PROBLEM DESCRIPTION » Please output every line of the material as it stands, without the pictures.

____

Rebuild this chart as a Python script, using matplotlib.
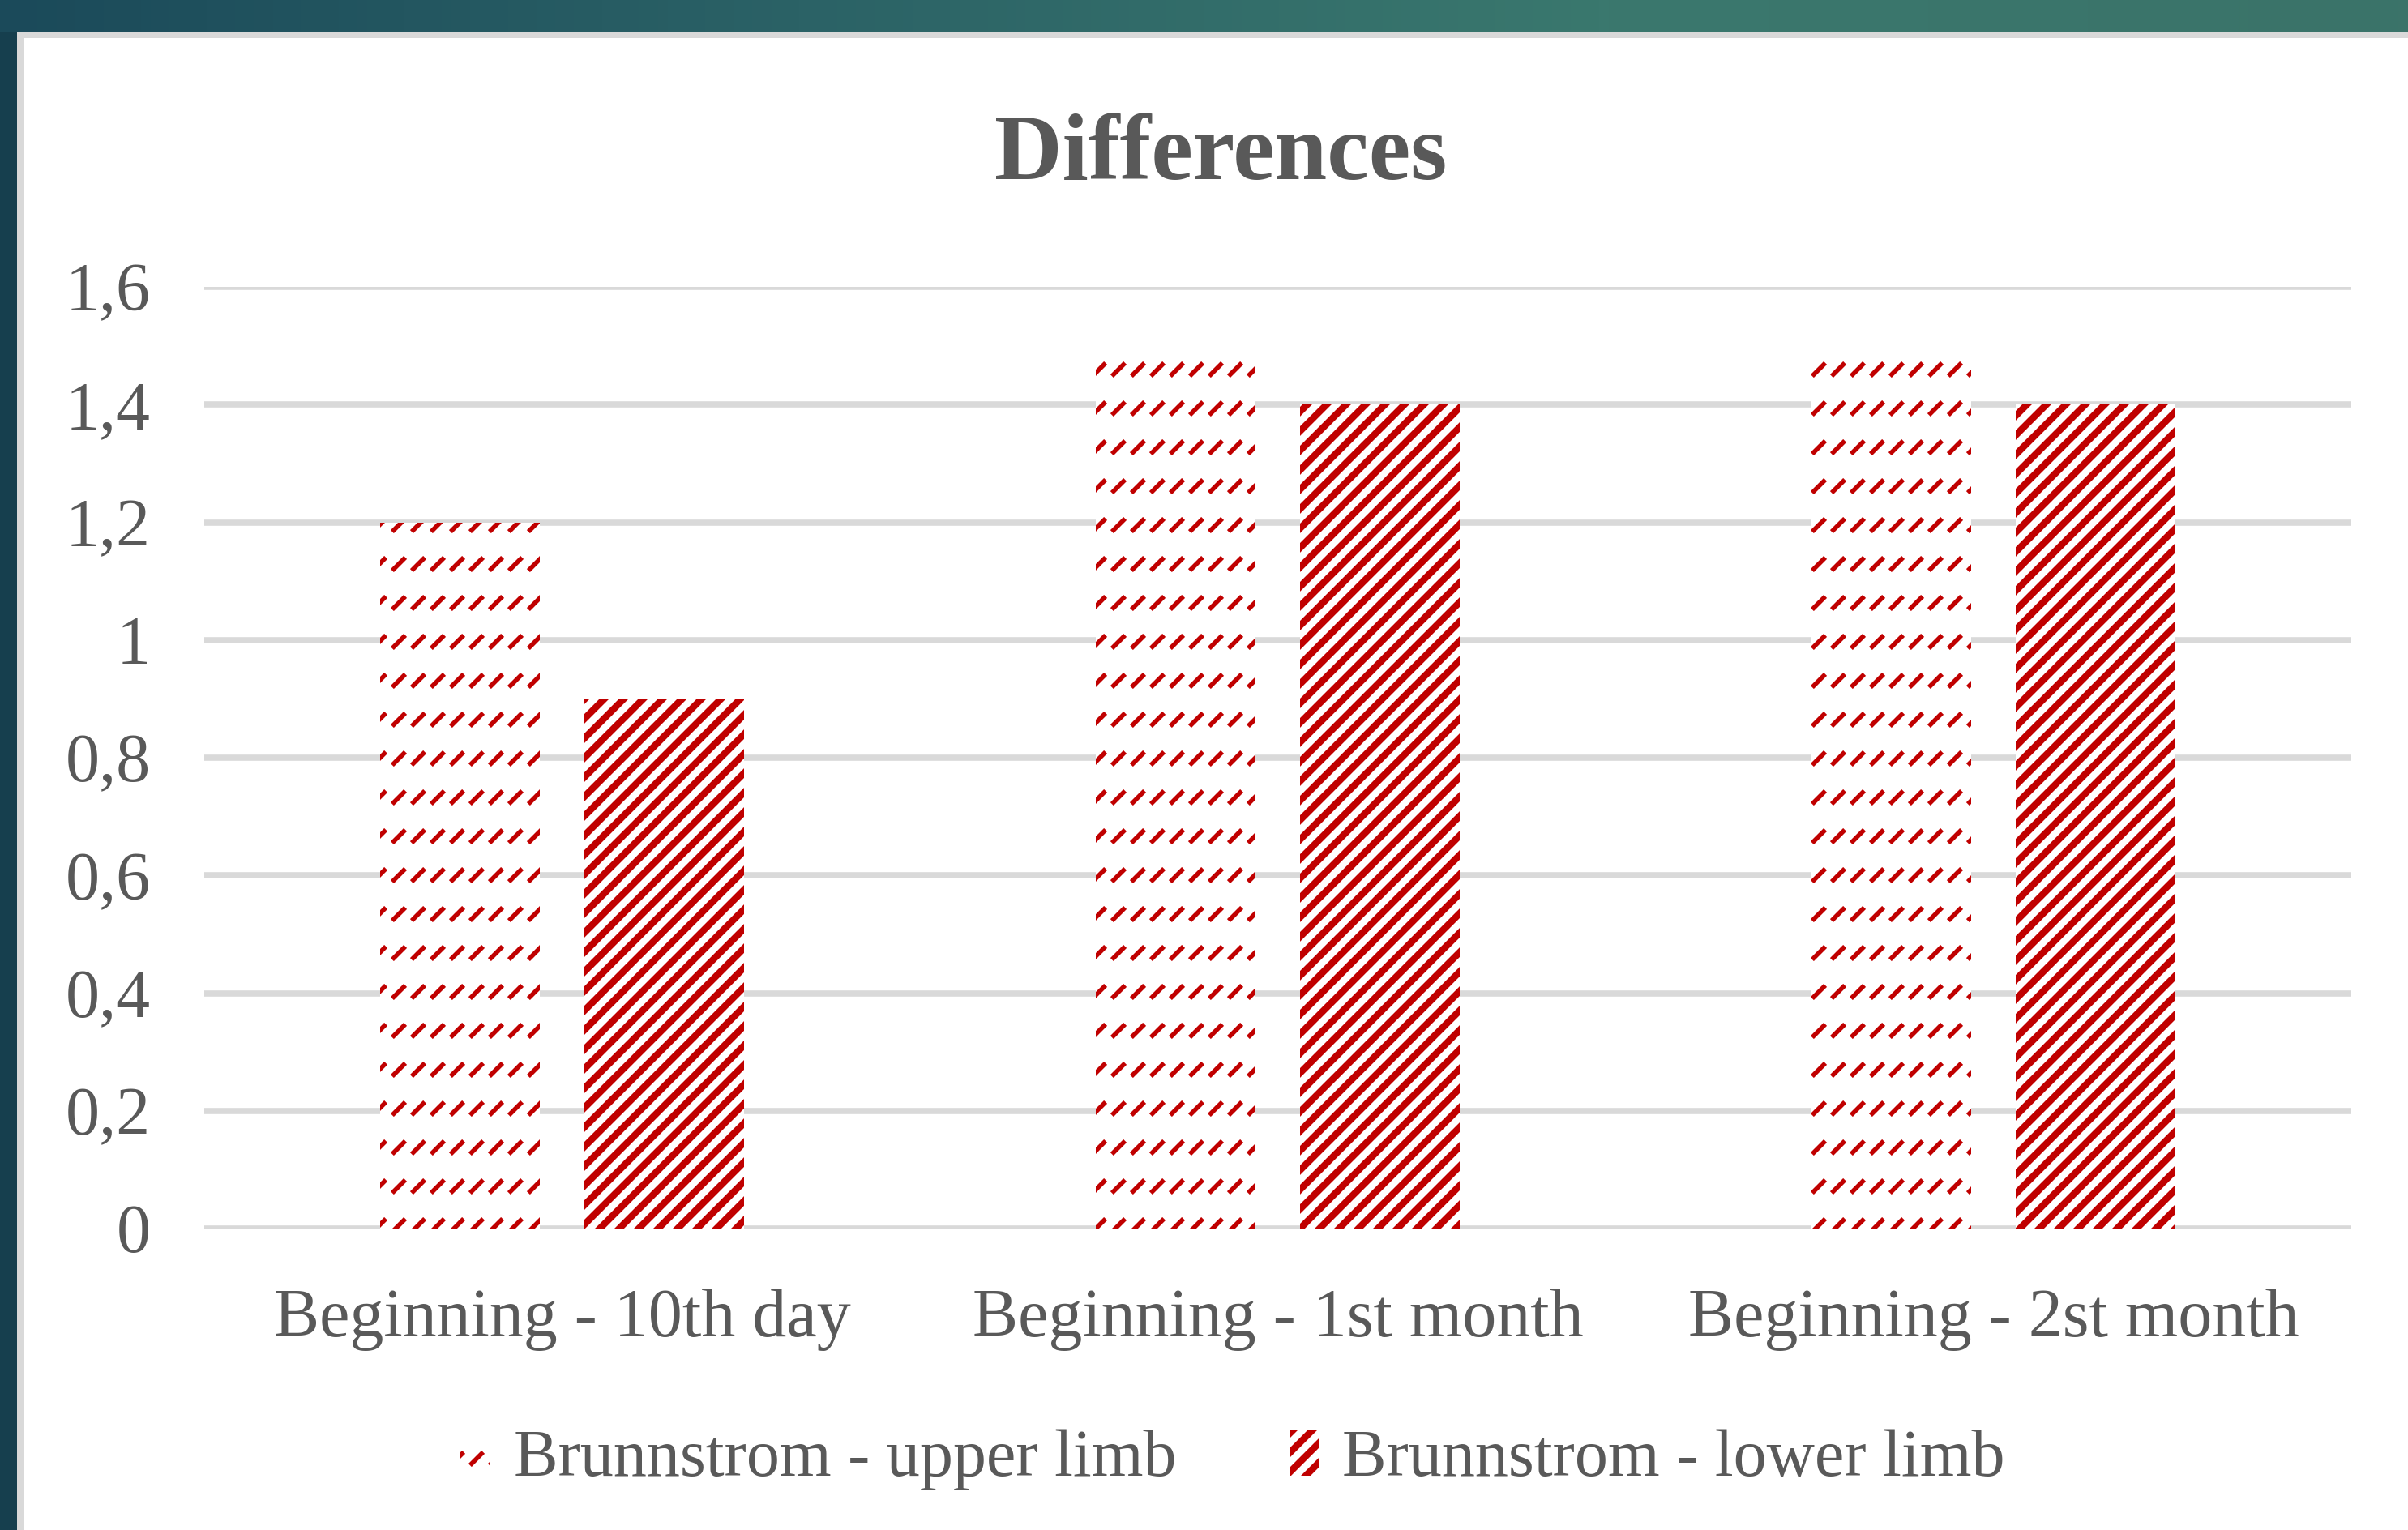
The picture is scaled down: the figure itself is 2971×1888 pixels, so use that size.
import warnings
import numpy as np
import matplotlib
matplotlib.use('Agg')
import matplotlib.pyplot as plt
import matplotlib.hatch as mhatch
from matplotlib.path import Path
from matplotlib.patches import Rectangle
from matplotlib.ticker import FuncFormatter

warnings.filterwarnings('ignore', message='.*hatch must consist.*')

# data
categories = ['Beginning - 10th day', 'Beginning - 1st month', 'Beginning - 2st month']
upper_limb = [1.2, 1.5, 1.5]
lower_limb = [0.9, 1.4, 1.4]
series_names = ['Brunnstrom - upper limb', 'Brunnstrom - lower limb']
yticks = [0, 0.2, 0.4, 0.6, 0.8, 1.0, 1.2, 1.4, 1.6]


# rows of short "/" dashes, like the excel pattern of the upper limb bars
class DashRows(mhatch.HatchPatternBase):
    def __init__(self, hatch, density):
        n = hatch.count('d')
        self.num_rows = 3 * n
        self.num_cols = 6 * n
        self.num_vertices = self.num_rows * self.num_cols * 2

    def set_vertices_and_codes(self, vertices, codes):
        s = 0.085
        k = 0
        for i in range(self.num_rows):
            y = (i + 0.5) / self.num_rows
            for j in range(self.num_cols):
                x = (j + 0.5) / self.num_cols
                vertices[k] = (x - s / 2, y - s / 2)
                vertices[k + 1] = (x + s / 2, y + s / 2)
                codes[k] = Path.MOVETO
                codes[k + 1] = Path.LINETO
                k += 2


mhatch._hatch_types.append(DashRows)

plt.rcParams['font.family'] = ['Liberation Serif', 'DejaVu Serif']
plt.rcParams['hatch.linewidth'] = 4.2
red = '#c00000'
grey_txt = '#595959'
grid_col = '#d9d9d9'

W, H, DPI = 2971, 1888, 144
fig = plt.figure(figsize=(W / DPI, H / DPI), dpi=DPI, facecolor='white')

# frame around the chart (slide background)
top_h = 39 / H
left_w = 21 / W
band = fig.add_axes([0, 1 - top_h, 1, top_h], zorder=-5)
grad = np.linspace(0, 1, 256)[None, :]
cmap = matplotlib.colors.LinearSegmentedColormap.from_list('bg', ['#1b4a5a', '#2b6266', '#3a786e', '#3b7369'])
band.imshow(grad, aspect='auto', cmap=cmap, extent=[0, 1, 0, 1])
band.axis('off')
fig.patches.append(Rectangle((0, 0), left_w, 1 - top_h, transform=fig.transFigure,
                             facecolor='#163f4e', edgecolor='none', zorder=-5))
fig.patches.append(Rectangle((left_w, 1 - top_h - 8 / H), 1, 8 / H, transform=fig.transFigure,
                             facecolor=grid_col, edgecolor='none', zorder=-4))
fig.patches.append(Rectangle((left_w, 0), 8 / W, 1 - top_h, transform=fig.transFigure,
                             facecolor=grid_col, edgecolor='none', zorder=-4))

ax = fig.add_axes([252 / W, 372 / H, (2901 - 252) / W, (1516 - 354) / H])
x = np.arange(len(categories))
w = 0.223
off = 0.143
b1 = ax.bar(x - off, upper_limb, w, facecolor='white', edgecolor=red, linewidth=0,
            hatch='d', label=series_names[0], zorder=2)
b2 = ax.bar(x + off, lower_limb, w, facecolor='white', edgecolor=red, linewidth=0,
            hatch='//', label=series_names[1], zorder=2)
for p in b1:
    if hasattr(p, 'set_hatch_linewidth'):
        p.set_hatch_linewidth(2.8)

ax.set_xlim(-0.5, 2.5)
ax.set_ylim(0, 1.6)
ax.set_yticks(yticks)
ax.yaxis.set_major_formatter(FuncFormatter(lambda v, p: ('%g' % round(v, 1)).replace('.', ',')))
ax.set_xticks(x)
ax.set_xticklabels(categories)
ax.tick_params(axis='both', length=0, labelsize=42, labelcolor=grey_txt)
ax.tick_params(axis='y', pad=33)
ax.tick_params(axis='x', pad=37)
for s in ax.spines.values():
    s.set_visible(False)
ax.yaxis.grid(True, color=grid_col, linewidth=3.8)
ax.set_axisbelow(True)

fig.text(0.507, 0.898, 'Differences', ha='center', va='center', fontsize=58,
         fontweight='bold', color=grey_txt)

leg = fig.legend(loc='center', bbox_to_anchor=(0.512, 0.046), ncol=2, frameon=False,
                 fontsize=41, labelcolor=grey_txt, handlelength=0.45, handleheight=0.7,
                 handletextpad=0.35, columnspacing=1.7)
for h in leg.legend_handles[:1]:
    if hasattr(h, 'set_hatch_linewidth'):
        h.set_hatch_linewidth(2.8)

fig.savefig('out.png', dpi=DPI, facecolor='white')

____

RIGHT ANSWER »
Rebuild this chart as a Python script, using matplotlib.
The picture is scaled down: the figure itself is 2971×1888 pixels, so use that size.
import warnings
import numpy as np
import matplotlib
matplotlib.use('Agg')
import matplotlib.pyplot as plt
import matplotlib.hatch as mhatch
from matplotlib.path import Path
from matplotlib.patches import Rectangle
from matplotlib.ticker import FuncFormatter

warnings.filterwarnings('ignore', message='.*hatch must consist.*')

# data
categories = ['Beginning - 10th day', 'Beginning - 1st month', 'Beginning - 2st month']
upper_limb = [1.2, 1.5, 1.5]
lower_limb = [0.9, 1.4, 1.4]
series_names = ['Brunnstrom - upper limb', 'Brunnstrom - lower limb']
yticks = [0, 0.2, 0.4, 0.6, 0.8, 1.0, 1.2, 1.4, 1.6]


# rows of short "/" dashes, like the excel pattern of the upper limb bars
class DashRows(mhatch.HatchPatternBase):
    def __init__(self, hatch, density):
        n = hatch.count('d')
        self.num_rows = 3 * n
        self.num_cols = 6 * n
        self.num_vertices = self.num_rows * self.num_cols * 2

    def set_vertices_and_codes(self, vertices, codes):
        s = 0.085
        k = 0
        for i in range(self.num_rows):
            y = (i + 0.5) / self.num_rows
            for j in range(self.num_cols):
                x = (j + 0.5) / self.num_cols
                vertices[k] = (x - s / 2, y - s / 2)
                vertices[k + 1] = (x + s / 2, y + s / 2)
                codes[k] = Path.MOVETO
                codes[k + 1] = Path.LINETO
                k += 2


mhatch._hatch_types.append(DashRows)

plt.rcParams['font.family'] = ['Liberation Serif', 'DejaVu Serif']
plt.rcParams['hatch.linewidth'] = 4.2
red = '#c00000'
grey_txt = '#595959'
grid_col = '#d9d9d9'

W, H, DPI = 2971, 1888, 144
fig = plt.figure(figsize=(W / DPI, H / DPI), dpi=DPI, facecolor='white')

# frame around the chart (slide background)
top_h = 39 / H
left_w = 21 / W
band = fig.add_axes([0, 1 - top_h, 1, top_h], zorder=-5)
grad = np.linspace(0, 1, 256)[None, :]
cmap = matplotlib.colors.LinearSegmentedColormap.from_list('bg', ['#1b4a5a', '#2b6266', '#3a786e', '#3b7369'])
band.imshow(grad, aspect='auto', cmap=cmap, extent=[0, 1, 0, 1])
band.axis('off')
fig.patches.append(Rectangle((0, 0), left_w, 1 - top_h, transform=fig.transFigure,
                             facecolor='#163f4e', edgecolor='none', zorder=-5))
fig.patches.append(Rectangle((left_w, 1 - top_h - 8 / H), 1, 8 / H, transform=fig.transFigure,
                             facecolor=grid_col, edgecolor='none', zorder=-4))
fig.patches.append(Rectangle((left_w, 0), 8 / W, 1 - top_h, transform=fig.transFigure,
                             facecolor=grid_col, edgecolor='none', zorder=-4))

ax = fig.add_axes([252 / W, 372 / H, (2901 - 252) / W, (1516 - 354) / H])
x = np.arange(len(categories))
w = 0.223
off = 0.143
b1 = ax.bar(x - off, upper_limb, w, facecolor='white', edgecolor=red, linewidth=0,
            hatch='d', label=series_names[0], zorder=2)
b2 = ax.bar(x + off, lower_limb, w, facecolor='white', edgecolor=red, linewidth=0,
            hatch='//', label=series_names[1], zorder=2)
for p in b1:
    if hasattr(p, 'set_hatch_linewidth'):
        p.set_hatch_linewidth(2.8)

ax.set_xlim(-0.5, 2.5)
ax.set_ylim(0, 1.6)
ax.set_yticks(yticks)
ax.yaxis.set_major_formatter(FuncFormatter(lambda v, p: ('%g' % round(v, 1)).replace('.', ',')))
ax.set_xticks(x)
ax.set_xticklabels(categories)
ax.tick_params(axis='both', length=0, labelsize=42, labelcolor=grey_txt)
ax.tick_params(axis='y', pad=33)
ax.tick_params(axis='x', pad=37)
for s in ax.spines.values():
    s.set_visible(False)
ax.yaxis.grid(True, color=grid_col, linewidth=3.8)
ax.set_axisbelow(True)

fig.text(0.507, 0.898, 'Differences', ha='center', va='center', fontsize=58,
         fontweight='bold', color=grey_txt)

leg = fig.legend(loc='center', bbox_to_anchor=(0.512, 0.046), ncol=2, frameon=False,
                 fontsize=41, labelcolor=grey_txt, handlelength=0.45, handleheight=0.7,
                 handletextpad=0.35, columnspacing=1.7)
for h in leg.legend_handles[:1]:
    if hasattr(h, 'set_hatch_linewidth'):
        h.set_hatch_linewidth(2.8)

fig.savefig('out.png', dpi=DPI, facecolor='white')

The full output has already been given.